### SUPPLIED DATA

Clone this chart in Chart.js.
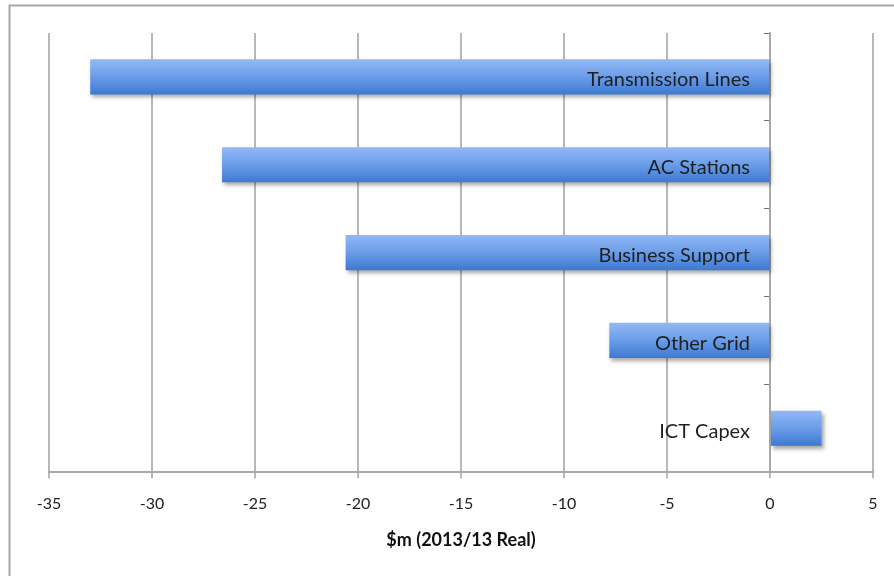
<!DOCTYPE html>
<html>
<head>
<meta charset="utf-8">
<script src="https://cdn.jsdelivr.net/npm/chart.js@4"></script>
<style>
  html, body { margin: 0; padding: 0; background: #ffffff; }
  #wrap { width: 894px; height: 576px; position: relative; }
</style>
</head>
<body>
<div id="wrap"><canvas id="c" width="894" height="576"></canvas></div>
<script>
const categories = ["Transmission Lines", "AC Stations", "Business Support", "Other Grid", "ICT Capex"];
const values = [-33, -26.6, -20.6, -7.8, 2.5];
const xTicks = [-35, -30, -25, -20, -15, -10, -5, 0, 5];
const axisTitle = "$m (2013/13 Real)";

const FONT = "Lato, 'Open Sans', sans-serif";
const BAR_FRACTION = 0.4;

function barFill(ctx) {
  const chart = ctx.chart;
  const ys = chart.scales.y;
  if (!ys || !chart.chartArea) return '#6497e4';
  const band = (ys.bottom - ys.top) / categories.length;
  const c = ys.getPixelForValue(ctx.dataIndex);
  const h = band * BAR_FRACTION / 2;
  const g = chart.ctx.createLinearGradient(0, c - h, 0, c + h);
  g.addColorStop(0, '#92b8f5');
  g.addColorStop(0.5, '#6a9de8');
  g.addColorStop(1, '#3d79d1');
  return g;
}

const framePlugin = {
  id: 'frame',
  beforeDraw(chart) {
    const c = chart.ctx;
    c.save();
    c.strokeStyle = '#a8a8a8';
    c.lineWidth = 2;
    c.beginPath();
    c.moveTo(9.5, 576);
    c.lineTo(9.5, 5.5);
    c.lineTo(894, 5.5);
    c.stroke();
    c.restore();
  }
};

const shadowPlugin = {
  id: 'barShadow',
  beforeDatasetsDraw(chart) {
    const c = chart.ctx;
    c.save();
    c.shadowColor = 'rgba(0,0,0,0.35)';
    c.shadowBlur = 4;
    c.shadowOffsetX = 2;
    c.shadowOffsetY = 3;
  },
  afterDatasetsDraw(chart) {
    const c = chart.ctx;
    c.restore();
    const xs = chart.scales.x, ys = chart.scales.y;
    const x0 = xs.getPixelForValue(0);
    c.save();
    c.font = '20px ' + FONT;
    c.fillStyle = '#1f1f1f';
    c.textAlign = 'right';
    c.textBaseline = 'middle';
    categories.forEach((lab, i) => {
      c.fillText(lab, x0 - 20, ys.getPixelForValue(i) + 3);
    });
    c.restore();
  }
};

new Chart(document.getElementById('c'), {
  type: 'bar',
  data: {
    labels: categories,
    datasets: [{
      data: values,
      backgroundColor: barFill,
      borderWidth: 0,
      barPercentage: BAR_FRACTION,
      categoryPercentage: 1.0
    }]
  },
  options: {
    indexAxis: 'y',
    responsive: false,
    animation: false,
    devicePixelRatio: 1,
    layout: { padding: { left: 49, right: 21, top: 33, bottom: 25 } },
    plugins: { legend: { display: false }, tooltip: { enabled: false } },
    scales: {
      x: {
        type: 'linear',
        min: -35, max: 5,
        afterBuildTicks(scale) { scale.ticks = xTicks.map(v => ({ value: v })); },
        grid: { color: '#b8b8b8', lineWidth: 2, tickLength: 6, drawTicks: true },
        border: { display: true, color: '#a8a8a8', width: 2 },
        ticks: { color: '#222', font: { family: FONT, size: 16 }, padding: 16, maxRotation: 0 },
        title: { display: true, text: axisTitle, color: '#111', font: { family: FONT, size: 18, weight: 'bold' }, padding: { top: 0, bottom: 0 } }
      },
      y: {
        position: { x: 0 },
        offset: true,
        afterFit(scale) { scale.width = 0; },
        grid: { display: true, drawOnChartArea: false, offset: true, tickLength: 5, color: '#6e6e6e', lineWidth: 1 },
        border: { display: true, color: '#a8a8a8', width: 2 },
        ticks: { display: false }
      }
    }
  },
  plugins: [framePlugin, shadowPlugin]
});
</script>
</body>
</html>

######

== INSTRUCTIONS FOR THE TASK ==
From the data above, write out everything exactly except the pictures.

== RESULT OF THE EXERCISE ==
Clone this chart in Chart.js.
<!DOCTYPE html>
<html>
<head>
<meta charset="utf-8">
<script src="https://cdn.jsdelivr.net/npm/chart.js@4"></script>
<style>
  html, body { margin: 0; padding: 0; background: #ffffff; }
  #wrap { width: 894px; height: 576px; position: relative; }
</style>
</head>
<body>
<div id="wrap"><canvas id="c" width="894" height="576"></canvas></div>
<script>
const categories = ["Transmission Lines", "AC Stations", "Business Support", "Other Grid", "ICT Capex"];
const values = [-33, -26.6, -20.6, -7.8, 2.5];
const xTicks = [-35, -30, -25, -20, -15, -10, -5, 0, 5];
const axisTitle = "$m (2013/13 Real)";

const FONT = "Lato, 'Open Sans', sans-serif";
const BAR_FRACTION = 0.4;

function barFill(ctx) {
  const chart = ctx.chart;
  const ys = chart.scales.y;
  if (!ys || !chart.chartArea) return '#6497e4';
  const band = (ys.bottom - ys.top) / categories.length;
  const c = ys.getPixelForValue(ctx.dataIndex);
  const h = band * BAR_FRACTION / 2;
  const g = chart.ctx.createLinearGradient(0, c - h, 0, c + h);
  g.addColorStop(0, '#92b8f5');
  g.addColorStop(0.5, '#6a9de8');
  g.addColorStop(1, '#3d79d1');
  return g;
}

const framePlugin = {
  id: 'frame',
  beforeDraw(chart) {
    const c = chart.ctx;
    c.save();
    c.strokeStyle = '#a8a8a8';
    c.lineWidth = 2;
    c.beginPath();
    c.moveTo(9.5, 576);
    c.lineTo(9.5, 5.5);
    c.lineTo(894, 5.5);
    c.stroke();
    c.restore();
  }
};

const shadowPlugin = {
  id: 'barShadow',
  beforeDatasetsDraw(chart) {
    const c = chart.ctx;
    c.save();
    c.shadowColor = 'rgba(0,0,0,0.35)';
    c.shadowBlur = 4;
    c.shadowOffsetX = 2;
    c.shadowOffsetY = 3;
  },
  afterDatasetsDraw(chart) {
    const c = chart.ctx;
    c.restore();
    const xs = chart.scales.x, ys = chart.scales.y;
    const x0 = xs.getPixelForValue(0);
    c.save();
    c.font = '20px ' + FONT;
    c.fillStyle = '#1f1f1f';
    c.textAlign = 'right';
    c.textBaseline = 'middle';
    categories.forEach((lab, i) => {
      c.fillText(lab, x0 - 20, ys.getPixelForValue(i) + 3);
    });
    c.restore();
  }
};

new Chart(document.getElementById('c'), {
  type: 'bar',
  data: {
    labels: categories,
    datasets: [{
      data: values,
      backgroundColor: barFill,
      borderWidth: 0,
      barPercentage: BAR_FRACTION,
      categoryPercentage: 1.0
    }]
  },
  options: {
    indexAxis: 'y',
    responsive: false,
    animation: false,
    devicePixelRatio: 1,
    layout: { padding: { left: 49, right: 21, top: 33, bottom: 25 } },
    plugins: { legend: { display: false }, tooltip: { enabled: false } },
    scales: {
      x: {
        type: 'linear',
        min: -35, max: 5,
        afterBuildTicks(scale) { scale.ticks = xTicks.map(v => ({ value: v })); },
        grid: { color: '#b8b8b8', lineWidth: 2, tickLength: 6, drawTicks: true },
        border: { display: true, color: '#a8a8a8', width: 2 },
        ticks: { color: '#222', font: { family: FONT, size: 16 }, padding: 16, maxRotation: 0 },
        title: { display: true, text: axisTitle, color: '#111', font: { family: FONT, size: 18, weight: 'bold' }, padding: { top: 0, bottom: 0 } }
      },
      y: {
        position: { x: 0 },
        offset: true,
        afterFit(scale) { scale.width = 0; },
        grid: { display: true, drawOnChartArea: false, offset: true, tickLength: 5, color: '#6e6e6e', lineWidth: 1 },
        border: { display: true, color: '#a8a8a8', width: 2 },
        ticks: { display: false }
      }
    }
  },
  plugins: [framePlugin, shadowPlugin]
});
</script>
</body>
</html>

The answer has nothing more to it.